- **Records supplied**:

--------

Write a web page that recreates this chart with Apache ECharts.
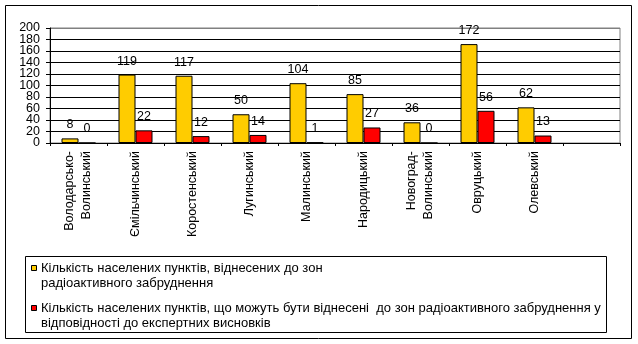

--------

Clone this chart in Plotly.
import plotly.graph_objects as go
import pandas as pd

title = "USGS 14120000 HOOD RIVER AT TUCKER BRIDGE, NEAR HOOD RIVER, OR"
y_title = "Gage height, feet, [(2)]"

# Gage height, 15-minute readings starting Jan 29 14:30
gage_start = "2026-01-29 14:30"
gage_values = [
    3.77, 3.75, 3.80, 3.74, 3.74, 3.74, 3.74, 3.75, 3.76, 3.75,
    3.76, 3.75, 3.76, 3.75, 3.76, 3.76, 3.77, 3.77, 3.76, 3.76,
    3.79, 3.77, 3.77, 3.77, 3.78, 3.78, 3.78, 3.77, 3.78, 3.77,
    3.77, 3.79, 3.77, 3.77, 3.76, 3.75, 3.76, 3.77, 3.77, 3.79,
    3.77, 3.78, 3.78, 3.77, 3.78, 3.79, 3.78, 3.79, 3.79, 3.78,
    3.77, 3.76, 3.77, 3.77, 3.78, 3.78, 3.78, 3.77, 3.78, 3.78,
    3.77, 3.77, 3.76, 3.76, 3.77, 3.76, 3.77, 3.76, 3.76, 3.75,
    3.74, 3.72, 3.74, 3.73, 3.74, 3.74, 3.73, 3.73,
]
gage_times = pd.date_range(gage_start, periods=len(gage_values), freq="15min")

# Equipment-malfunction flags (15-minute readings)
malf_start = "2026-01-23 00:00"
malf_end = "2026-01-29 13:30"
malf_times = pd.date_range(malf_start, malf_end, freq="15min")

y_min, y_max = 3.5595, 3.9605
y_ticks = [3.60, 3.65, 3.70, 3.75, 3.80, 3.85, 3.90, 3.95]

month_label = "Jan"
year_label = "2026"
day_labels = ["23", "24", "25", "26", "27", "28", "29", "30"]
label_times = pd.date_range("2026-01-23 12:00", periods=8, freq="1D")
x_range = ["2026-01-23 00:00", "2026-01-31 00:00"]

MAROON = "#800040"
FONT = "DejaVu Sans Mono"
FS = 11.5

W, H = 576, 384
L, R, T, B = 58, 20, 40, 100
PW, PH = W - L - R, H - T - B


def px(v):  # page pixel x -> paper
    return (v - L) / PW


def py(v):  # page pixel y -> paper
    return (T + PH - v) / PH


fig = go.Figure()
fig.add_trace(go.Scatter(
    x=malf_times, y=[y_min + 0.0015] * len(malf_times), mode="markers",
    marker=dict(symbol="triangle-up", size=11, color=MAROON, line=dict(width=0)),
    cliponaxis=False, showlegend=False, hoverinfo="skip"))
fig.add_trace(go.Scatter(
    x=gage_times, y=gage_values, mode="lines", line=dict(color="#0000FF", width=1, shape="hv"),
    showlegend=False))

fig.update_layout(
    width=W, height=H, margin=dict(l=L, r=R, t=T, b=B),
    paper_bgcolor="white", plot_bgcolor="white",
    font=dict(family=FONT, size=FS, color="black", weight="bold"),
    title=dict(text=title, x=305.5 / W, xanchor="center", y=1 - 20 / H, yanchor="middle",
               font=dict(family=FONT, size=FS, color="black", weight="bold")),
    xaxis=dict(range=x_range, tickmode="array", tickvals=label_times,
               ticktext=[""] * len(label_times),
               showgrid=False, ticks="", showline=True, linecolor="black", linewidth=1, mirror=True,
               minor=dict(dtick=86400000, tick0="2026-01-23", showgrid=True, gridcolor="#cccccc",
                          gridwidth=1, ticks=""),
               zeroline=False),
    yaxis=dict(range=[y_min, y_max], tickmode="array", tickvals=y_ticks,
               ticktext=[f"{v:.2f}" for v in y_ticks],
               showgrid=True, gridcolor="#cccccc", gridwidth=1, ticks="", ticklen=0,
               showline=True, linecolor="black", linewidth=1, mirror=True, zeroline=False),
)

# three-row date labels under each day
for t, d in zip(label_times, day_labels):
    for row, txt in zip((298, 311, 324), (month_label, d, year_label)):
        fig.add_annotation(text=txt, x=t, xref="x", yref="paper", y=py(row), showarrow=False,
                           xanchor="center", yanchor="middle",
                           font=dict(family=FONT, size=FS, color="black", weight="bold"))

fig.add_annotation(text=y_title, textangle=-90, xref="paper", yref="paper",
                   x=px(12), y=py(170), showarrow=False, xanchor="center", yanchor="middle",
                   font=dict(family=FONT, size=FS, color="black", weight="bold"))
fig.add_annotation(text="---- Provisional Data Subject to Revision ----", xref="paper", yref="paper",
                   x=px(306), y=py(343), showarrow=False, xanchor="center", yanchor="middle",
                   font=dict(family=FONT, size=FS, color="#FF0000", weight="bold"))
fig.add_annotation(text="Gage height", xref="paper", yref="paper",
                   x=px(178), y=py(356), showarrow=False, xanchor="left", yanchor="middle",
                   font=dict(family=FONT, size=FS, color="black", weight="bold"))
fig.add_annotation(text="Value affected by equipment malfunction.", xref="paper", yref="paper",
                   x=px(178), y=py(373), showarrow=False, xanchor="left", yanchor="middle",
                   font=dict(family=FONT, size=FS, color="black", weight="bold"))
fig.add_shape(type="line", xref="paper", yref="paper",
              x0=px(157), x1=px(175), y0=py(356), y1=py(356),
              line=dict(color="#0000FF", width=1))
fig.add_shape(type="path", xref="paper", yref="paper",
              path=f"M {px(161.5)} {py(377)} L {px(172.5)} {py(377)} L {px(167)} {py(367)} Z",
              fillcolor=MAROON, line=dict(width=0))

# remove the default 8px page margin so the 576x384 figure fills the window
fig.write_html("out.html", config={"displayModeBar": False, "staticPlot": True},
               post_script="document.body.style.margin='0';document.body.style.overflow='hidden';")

--------

- **Required work**: Would you quote everything above from the line containing "Clone this chart in Plotly." down to the line containing "y_ticks = [3.60, 3.65, 3.70, 3.75, 3.80, 3.85, 3.90, 3.95]"? Include both of those lines and nothing else.

- **Response**:
Clone this chart in Plotly.
import plotly.graph_objects as go
import pandas as pd

title = "USGS 14120000 HOOD RIVER AT TUCKER BRIDGE, NEAR HOOD RIVER, OR"
y_title = "Gage height, feet, [(2)]"

# Gage height, 15-minute readings starting Jan 29 14:30
gage_start = "2026-01-29 14:30"
gage_values = [
    3.77, 3.75, 3.80, 3.74, 3.74, 3.74, 3.74, 3.75, 3.76, 3.75,
    3.76, 3.75, 3.76, 3.75, 3.76, 3.76, 3.77, 3.77, 3.76, 3.76,
    3.79, 3.77, 3.77, 3.77, 3.78, 3.78, 3.78, 3.77, 3.78, 3.77,
    3.77, 3.79, 3.77, 3.77, 3.76, 3.75, 3.76, 3.77, 3.77, 3.79,
    3.77, 3.78, 3.78, 3.77, 3.78, 3.79, 3.78, 3.79, 3.79, 3.78,
    3.77, 3.76, 3.77, 3.77, 3.78, 3.78, 3.78, 3.77, 3.78, 3.78,
    3.77, 3.77, 3.76, 3.76, 3.77, 3.76, 3.77, 3.76, 3.76, 3.75,
    3.74, 3.72, 3.74, 3.73, 3.74, 3.74, 3.73, 3.73,
]
gage_times = pd.date_range(gage_start, periods=len(gage_values), freq="15min")

# Equipment-malfunction flags (15-minute readings)
malf_start = "2026-01-23 00:00"
malf_end = "2026-01-29 13:30"
malf_times = pd.date_range(malf_start, malf_end, freq="15min")

y_min, y_max = 3.5595, 3.9605
y_ticks = [3.60, 3.65, 3.70, 3.75, 3.80, 3.85, 3.90, 3.95]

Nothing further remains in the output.